»»
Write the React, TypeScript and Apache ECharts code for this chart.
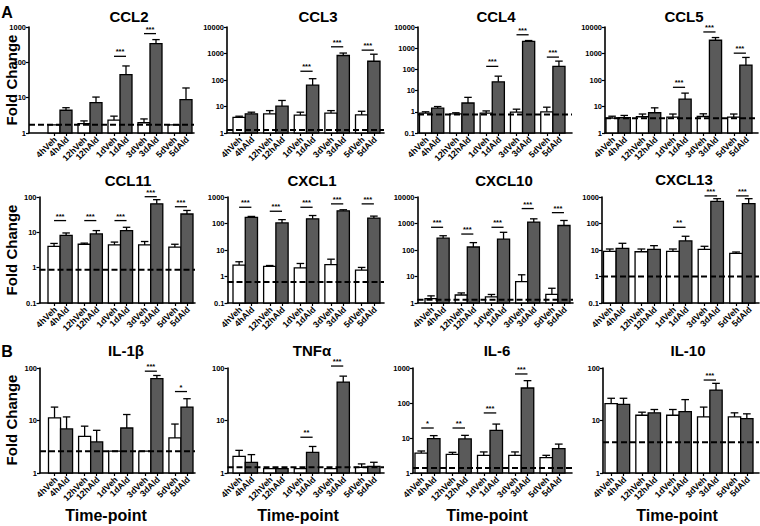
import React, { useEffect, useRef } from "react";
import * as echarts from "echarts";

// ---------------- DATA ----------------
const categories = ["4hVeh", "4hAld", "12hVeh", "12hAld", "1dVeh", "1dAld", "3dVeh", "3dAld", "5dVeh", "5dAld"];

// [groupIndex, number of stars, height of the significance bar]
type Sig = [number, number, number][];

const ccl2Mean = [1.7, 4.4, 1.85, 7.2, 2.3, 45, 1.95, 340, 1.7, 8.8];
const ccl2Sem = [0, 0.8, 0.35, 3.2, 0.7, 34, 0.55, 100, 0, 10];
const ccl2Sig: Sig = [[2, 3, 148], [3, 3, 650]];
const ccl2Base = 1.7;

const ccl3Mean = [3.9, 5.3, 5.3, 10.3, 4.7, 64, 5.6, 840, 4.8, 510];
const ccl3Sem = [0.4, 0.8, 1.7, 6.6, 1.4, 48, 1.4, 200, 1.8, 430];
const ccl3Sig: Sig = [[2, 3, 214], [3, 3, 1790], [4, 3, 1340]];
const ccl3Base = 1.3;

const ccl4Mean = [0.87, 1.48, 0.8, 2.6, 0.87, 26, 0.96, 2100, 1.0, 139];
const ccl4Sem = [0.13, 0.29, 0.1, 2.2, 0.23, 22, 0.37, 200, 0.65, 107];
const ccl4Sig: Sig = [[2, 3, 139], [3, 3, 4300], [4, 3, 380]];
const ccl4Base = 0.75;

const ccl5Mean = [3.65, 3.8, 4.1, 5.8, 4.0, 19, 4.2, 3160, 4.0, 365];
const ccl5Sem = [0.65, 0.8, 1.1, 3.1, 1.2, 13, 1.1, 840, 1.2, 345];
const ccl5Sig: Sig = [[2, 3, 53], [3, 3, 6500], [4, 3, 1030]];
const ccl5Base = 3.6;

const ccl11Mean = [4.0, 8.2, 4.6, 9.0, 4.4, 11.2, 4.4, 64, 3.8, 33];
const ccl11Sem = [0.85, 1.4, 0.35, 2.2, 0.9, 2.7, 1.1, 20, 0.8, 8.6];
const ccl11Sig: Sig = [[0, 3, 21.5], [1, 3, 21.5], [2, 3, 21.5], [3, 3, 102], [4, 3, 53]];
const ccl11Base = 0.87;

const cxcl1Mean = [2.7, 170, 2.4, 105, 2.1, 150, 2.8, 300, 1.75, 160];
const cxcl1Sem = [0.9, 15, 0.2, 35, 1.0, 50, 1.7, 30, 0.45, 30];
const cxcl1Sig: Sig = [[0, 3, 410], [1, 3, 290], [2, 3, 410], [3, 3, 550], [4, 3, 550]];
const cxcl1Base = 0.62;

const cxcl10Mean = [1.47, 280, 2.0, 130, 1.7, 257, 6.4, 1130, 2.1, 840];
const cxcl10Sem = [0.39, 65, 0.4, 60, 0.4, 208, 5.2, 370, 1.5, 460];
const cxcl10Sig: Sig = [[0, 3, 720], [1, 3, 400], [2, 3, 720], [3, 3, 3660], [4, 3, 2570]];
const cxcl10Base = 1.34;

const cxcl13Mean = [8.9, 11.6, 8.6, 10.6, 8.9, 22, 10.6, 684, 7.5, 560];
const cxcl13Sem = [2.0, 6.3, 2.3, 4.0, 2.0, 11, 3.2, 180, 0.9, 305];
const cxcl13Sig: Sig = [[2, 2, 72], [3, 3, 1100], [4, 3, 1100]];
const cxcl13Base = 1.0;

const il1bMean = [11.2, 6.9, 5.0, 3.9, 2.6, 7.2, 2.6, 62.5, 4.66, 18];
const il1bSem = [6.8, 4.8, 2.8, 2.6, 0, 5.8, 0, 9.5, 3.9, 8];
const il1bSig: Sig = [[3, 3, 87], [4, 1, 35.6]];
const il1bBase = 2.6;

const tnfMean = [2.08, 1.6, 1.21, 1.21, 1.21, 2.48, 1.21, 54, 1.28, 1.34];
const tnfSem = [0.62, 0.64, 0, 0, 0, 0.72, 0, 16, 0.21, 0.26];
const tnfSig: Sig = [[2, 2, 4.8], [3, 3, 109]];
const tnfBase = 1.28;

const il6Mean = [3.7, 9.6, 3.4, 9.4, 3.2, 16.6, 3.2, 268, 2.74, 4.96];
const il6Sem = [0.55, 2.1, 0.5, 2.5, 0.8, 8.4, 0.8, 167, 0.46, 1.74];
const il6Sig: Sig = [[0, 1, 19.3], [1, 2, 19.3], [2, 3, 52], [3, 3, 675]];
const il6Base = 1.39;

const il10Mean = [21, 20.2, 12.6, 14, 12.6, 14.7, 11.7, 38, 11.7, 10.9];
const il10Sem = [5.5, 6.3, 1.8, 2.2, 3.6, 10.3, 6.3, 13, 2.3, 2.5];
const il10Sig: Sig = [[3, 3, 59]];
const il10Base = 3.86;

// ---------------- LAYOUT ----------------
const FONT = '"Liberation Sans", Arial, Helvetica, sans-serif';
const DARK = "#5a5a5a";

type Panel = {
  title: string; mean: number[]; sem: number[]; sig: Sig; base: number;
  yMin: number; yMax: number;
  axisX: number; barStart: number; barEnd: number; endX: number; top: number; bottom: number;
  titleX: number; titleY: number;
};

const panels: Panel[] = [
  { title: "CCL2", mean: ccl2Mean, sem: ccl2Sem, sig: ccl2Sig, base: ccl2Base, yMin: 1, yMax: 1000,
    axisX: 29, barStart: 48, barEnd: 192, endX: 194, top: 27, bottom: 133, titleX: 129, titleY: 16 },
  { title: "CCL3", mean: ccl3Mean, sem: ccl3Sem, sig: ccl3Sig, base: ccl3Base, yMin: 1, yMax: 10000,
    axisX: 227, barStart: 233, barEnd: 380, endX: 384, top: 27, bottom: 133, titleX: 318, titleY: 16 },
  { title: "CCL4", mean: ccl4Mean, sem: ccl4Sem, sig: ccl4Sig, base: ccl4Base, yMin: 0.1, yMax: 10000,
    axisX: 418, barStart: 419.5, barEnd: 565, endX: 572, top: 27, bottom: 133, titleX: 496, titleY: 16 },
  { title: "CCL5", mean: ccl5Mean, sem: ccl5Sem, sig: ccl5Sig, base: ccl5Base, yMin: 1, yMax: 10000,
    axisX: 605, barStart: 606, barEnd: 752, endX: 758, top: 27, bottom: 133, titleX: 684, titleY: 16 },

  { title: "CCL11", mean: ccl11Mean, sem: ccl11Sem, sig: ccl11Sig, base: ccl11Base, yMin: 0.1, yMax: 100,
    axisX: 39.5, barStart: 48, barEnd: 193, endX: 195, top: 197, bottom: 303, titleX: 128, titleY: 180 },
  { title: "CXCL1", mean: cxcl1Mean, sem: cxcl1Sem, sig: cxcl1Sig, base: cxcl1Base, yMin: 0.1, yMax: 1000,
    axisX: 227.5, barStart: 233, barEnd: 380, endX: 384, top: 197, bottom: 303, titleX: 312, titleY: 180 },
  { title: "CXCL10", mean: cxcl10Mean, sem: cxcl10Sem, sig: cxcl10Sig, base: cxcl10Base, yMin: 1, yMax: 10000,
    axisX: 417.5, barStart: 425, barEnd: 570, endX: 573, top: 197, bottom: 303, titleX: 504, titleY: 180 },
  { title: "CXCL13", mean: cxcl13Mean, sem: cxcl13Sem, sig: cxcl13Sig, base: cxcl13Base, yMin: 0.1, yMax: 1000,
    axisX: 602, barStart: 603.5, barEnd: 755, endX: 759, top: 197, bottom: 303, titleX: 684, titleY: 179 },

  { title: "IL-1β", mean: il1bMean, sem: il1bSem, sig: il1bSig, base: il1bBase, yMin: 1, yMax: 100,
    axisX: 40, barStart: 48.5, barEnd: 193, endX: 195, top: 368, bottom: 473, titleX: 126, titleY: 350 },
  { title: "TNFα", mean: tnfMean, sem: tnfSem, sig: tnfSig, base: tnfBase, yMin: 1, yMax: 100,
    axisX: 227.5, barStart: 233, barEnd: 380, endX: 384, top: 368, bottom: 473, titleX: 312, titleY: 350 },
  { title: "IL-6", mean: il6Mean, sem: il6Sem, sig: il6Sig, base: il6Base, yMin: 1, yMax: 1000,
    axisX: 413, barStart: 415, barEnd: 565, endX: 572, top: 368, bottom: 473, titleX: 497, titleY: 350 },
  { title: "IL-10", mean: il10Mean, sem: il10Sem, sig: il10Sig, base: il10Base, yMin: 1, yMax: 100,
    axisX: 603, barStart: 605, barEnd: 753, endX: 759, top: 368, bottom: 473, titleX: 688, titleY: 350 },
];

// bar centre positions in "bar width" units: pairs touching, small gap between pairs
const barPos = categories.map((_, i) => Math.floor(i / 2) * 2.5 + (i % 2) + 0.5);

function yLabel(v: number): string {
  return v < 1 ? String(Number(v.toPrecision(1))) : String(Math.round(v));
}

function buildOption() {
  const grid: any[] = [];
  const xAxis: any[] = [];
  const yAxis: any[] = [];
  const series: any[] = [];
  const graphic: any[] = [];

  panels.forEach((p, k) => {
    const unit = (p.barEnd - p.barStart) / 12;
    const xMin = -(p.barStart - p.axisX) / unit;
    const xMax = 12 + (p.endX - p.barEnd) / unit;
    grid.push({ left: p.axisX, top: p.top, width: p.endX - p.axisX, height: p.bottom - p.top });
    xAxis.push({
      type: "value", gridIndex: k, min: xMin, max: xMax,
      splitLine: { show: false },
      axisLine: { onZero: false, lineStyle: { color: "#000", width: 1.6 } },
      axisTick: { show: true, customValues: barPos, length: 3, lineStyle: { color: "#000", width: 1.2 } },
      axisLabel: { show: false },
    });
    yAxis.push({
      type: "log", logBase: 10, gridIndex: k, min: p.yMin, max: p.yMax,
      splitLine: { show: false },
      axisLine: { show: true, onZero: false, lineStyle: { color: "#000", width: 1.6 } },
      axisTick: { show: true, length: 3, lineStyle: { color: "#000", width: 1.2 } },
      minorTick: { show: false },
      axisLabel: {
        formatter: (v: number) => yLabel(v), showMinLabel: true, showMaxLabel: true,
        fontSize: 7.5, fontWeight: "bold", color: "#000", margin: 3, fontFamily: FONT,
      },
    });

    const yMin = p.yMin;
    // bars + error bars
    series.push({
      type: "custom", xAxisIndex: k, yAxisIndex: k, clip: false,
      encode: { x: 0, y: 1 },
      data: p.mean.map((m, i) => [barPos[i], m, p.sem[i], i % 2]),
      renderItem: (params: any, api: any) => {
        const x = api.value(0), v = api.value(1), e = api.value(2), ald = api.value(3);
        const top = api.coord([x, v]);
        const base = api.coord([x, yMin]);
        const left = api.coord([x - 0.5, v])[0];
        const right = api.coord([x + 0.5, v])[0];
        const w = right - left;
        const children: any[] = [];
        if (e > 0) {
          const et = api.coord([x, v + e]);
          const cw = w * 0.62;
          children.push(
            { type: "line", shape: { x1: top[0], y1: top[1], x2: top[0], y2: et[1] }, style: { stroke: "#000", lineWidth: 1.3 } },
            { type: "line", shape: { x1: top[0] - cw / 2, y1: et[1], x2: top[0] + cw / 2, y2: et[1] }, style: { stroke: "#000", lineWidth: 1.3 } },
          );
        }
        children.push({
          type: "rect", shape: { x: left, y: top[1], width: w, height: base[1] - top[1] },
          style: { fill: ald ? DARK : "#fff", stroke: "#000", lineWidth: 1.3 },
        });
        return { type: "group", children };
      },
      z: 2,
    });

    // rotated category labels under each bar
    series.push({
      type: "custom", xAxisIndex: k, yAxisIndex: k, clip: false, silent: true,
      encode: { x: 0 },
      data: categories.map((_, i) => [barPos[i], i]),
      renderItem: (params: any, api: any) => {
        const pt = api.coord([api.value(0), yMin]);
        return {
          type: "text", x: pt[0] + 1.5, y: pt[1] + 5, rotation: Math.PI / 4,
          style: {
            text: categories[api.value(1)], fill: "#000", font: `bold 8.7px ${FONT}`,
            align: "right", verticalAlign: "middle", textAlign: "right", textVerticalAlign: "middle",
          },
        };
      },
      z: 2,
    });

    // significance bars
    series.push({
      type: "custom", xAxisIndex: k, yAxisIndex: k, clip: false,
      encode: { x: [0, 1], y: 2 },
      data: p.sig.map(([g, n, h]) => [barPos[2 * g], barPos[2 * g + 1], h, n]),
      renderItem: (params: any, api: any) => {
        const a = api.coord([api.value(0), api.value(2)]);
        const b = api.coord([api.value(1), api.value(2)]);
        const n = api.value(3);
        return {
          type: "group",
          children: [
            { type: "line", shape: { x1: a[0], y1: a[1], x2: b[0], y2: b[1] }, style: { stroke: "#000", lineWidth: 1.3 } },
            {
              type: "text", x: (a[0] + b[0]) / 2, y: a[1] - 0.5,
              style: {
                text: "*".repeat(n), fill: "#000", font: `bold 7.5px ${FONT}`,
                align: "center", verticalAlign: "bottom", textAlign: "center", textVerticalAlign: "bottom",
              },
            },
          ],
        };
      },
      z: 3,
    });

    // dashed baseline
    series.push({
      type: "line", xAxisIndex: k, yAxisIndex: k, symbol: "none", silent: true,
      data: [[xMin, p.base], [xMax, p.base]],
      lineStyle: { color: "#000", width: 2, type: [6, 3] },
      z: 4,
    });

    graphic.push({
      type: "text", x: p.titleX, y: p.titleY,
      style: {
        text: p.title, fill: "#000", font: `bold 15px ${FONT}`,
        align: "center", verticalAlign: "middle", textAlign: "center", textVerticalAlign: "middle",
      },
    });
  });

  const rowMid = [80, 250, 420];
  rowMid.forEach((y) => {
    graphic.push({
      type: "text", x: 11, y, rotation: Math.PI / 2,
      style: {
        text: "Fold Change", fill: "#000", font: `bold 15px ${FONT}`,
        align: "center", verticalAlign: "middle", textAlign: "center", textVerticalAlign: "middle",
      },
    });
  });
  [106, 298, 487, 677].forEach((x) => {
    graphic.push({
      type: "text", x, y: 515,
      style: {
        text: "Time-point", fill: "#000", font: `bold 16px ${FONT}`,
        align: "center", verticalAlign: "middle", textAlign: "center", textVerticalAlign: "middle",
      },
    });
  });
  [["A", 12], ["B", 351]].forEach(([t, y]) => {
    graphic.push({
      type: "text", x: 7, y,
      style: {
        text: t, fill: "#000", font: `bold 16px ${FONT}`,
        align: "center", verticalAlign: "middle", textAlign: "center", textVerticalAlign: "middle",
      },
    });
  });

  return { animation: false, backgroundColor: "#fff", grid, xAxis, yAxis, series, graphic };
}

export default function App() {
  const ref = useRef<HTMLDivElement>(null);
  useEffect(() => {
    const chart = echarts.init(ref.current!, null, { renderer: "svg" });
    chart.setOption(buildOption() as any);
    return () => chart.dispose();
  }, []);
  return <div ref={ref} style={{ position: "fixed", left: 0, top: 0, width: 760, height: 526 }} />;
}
««
## WHAT TO PRODUCE
Scan the data above; copy every line where "React" appears.

## EXPECTED ANSWER
Write the React, TypeScript and Apache ECharts code for this chart.
import React, { useEffect, useRef } from "react";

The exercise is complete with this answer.